Bargaining underway between CMU and Graduate Student Union, members 'disappointed' with university's stance


The Graduate Student Union began bargaining Feb. 15 on the smaller issues of its platform.

GSU President Michelle Campbell said Sunday the GSU is bargaining on a specific schedule, and they have started with some of the smaller, more detailed issues in the platform. She said so far they have talked about the exit survey and the arbitrator selection process.

“I don’t think we’re going to get into the fairly huge issues like health care and salary for a little while,” she said.

While the bargaining process is still in the early stages, Campbell said the GSU’s general goal is to achieve better working and living conditions for graduate assistants.

“We have a lot of things we want to talk about, and we don’t know what’s going to happen with those until we get to the table and hear what the other side has to say,” she said.

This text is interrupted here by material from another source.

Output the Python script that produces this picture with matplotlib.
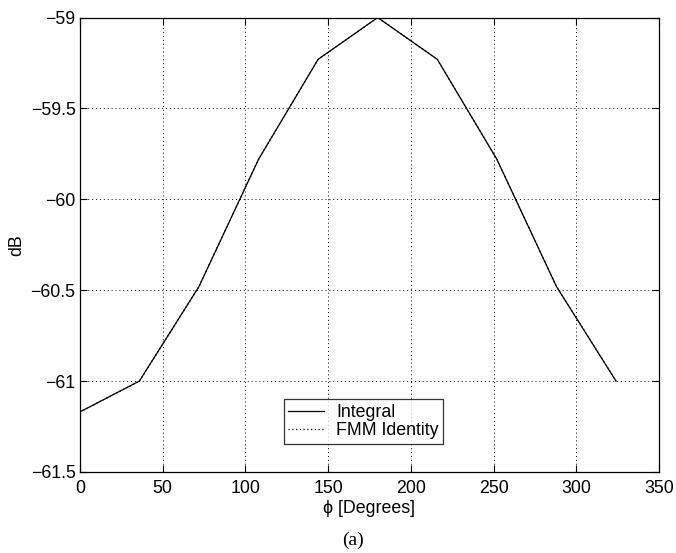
import matplotlib.pyplot as plt

plt.rcParams['font.family'] = ['Liberation Sans', 'DejaVu Sans']

# azimuth samples and levels
phi_deg = [0, 36, 72, 108, 144, 180, 216, 252, 288, 324]
integral_db = [-61.17, -61.0, -60.48, -59.78, -59.23, -59.0, -59.23, -59.78, -60.48, -61.0]
fmm_db = [-61.17, -61.0, -60.48, -59.78, -59.23, -59.0, -59.23, -59.78, -60.48, -61.0]

x_ticks = [0, 50, 100, 150, 200, 250, 300, 350]
y_ticks = [-61.5, -61, -60.5, -60, -59.5, -59]
y_labels = ["\u221261.5", "\u221261", "\u221260.5", "\u221260", "\u221259.5", "\u221259"]

FS = 12.8

fig = plt.figure(figsize=(6.76, 5.53), dpi=100)
ax = fig.add_axes([0.118, 0.1465, 0.857, 0.8218])

ax.plot(phi_deg, integral_db, color="black", lw=0.9, label="Integral")
ax.plot(phi_deg, fmm_db, color="black", lw=0.9, ls=(0, (1, 2)), label="FMM Identity")

ax.set_xlim(0, 350)
ax.set_ylim(-61.5, -59)
ax.set_xticks(x_ticks)
ax.set_yticks(y_ticks)
ax.set_yticklabels(y_labels)
ax.tick_params(direction="in", top=True, right=True, labelsize=FS, length=5, width=0.8)
ax.tick_params(axis="x", pad=6)
ax.tick_params(axis="y", pad=3)
ax.grid(True, color="black", ls=(0, (1, 3)), lw=0.7)
for s in ax.spines.values():
    s.set_linewidth(0.9)

ax.set_xlabel("\u03d5 [Degrees]", fontsize=FS, labelpad=2)
ax.set_ylabel("dB", fontsize=FS, labelpad=4)

leg = ax.legend(loc="lower center", bbox_to_anchor=(0.49, 0.062), borderaxespad=0,
                fontsize=FS, frameon=True, fancybox=False, handlelength=2.0,
                borderpad=0.25, labelspacing=0.08, handletextpad=0.7)
leg.get_frame().set_edgecolor("black")
leg.get_frame().set_linewidth(0.9)

fig.text(0.522, 0.023, "(a)", fontsize=14, family="Liberation Serif", ha="center", va="center")

fig.savefig("out.png", dpi=100)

Campbell said the GSU had originally hoped to get the contract bargained quickly, because the GSU bargaining members are busy with school, work and their graduate assistantships.

She said even if the GSU were to get the new contract done within a couple of weeks, CMU leadership announced last week that new contracts won’t be signed until after the right-to-work law takes effect March 28.

“They’re basically refusing to approve our contract,” she said.

As reported by Central Michigan Life Thursday, CMU rejected requests from the Faculty Association and the AFSCME union for maintenance and custodial workers looking to add security clauses to their contracts that would keep members paying dues for several years.

In a statement to faculty and staff Wednesday, the university said it will reject all such requests by unions on campus in order to “comply with the intent of the law.”

“CMU has reviewed the requests and concluded the outcomes of the proposals, while not illegal, would prevent employees from exercising their rights under Michigan’s new right-to-work legislation,” Provost Gary Shapiro said Wednesday in an email issued to staff obtained by CM Life.

Campbell said in a statement Wednesday night the GSU was “disappointed and disheartened” by CMU’s stance regarding collective bargaining.

“We believe that Central Michigan University’s refusal to discuss legal security clause agreements before this legislation takes effect is, in part, a prioritization of concerns of retaliation from Lansing and the Mackinac Center (for Public Policy) over the welfare of their employees,” she said.

The GSU has already met with the university three times to bargain, and they will meet again today and Wednesday. Campbell said the GSU hopes to meet over spring break, and they will continue to meet two to three times a week afterward.

“Hopefully, we’ll be able to have an amicable and productive discussion with the university on our platform,” she said.

Central Michigan University’s GSU was recognized in 2009, and the three-year contract from 2010-13 expires this summer. The new GSU contract will go into effect July 1 and will be subject to the right-to-work laws.